Il aura fallu près d’un siècle pour y arriver, mais certaines œuvres du turbulent XXe siècle finissent par s’installer comme des piliers du répertoire, et certains noms, jadis encore peu familiers, s’imposent comme les classiques de la modernité. Peu à peu, Paul Hindemith trouve la place qui lui revient dans l’histoire du dernier siècle musical, et ses principaux opéras ne font plus peur à personne. Sa production vocale ne se limite pourtant pas à ses œuvres scéniques, comme en témoigne l’ambitieux cycle de lieder qui lui fut inspiré en 1922 par le poème de Rainer Maria Rilke, Das Marien-Leben, écrit dix ans auparavant. Par la qualité des textes et par le caractère éminemment personnel de leur mise en musique, cette « Vie de la Vierge Marie » en quinze épisodes s’inscrit incontestablement au panthéon des très grandes pages vocales des cent dernières années. Par ailleurs, et c’est assez rare pour qu’on le souligne, le disque proposé par Alpha présente non pas la version révisée en 1948, comme 90% des enregistrements disponibles, mais bien la version originale de l’œuvre, plus âpre, plus audacieuse, qui donne fort à faire aux deux interprètes. L’excellent pianiste Martin Helmchen n’a donc vraiment pas l’occasion de se tourner les pouces, et Hindemith sollicite constamment l’instrumentiste, dont la prestation est parfois invitée à passer au premier plan.

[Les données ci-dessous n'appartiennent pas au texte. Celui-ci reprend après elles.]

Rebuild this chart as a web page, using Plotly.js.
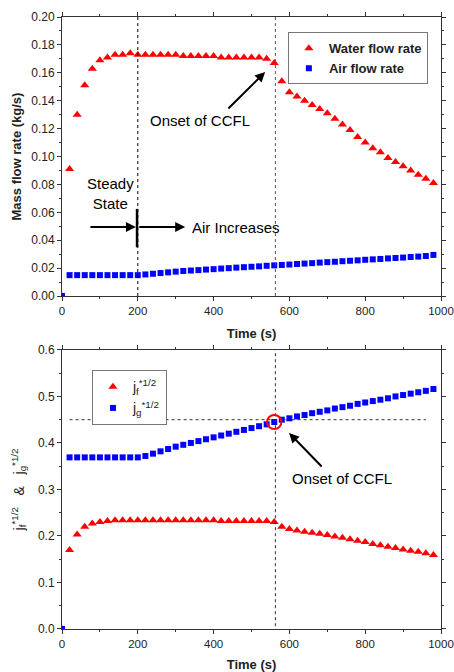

Juliane Banse est une chanteuse courageuse, qui n’a jamais craint d’aborder des œuvres rares et de tenir sur scène des rôles qu’elle aurait rarement l’occasion de rechanter. A Paris, on a ainsi pu l’entendre dans Fierrabras aux côtés de Jonas Kaufmann (au Châtelet en 2006), et la musique de notre temps a trouvé en elle une avocate de choix, comme il suffit de consulter son agenda pour s’en assurer : ces dernières années, elle a certes chanté dans Le Devoir du premier commandement, de Mozart, mais elle a surtout participé à une création mondiale à Zürich (Lunea, de Heinz Holliger), elle a redonné vie à la Jeanne d’Arc de Krenek, elle interprété La Voix humaine… Humainement, l’artiste est attachante, et elle bénéficie d’un réel capital de sympathie. Hélas, sa voix ne se révèle pas toujours à la hauteur de toutes ces bonnes intentions, et l’aigu n’a pas vraiment tout pour plaire, entre son côté acide et le vibrato large qui l’affecte. Nous l’avions déjà signalé à propos de son Elsa de concert à Nantes, Juliane Banse n’est, à ce point de sa carrière, plus en mesure de servir dignement les héroïnes innocentes du grand répertoire. C’est peut-être ce qui a poussé la soprano à se mettre au service du répertoire du XXe siècle, où l’on attend moins de pureté sonore ; de fait, elle a pu servir avec un brio remarquable des compositeurs comme Reimann ou Henze.
Dans Das Marienleben, on est d’abord sensible à ce côté un peu désagréable des aigus, mais on se laisse bientôt convaincre par l’expressivité de l’artiste, dont l’articulation exemplaire contribue à mettre en avant le sens du texte. A cent lieues de ce qu’en tiraient Erna Berger, Gundula Janowitz ou, plus récemment, Rachel Harnisch, c’est à une interprétation quasi expressionniste que l’on a ici affaire, ce qui n’a rien d’un contresens compte tenu de l’époque à laquelle cette musique a été conçue. Ce n’est peut-être pas l’option la plus séduisante, mais elle est légitime, d’autant que ces lieder n’ont rien de l’intimité des mélodies de salon.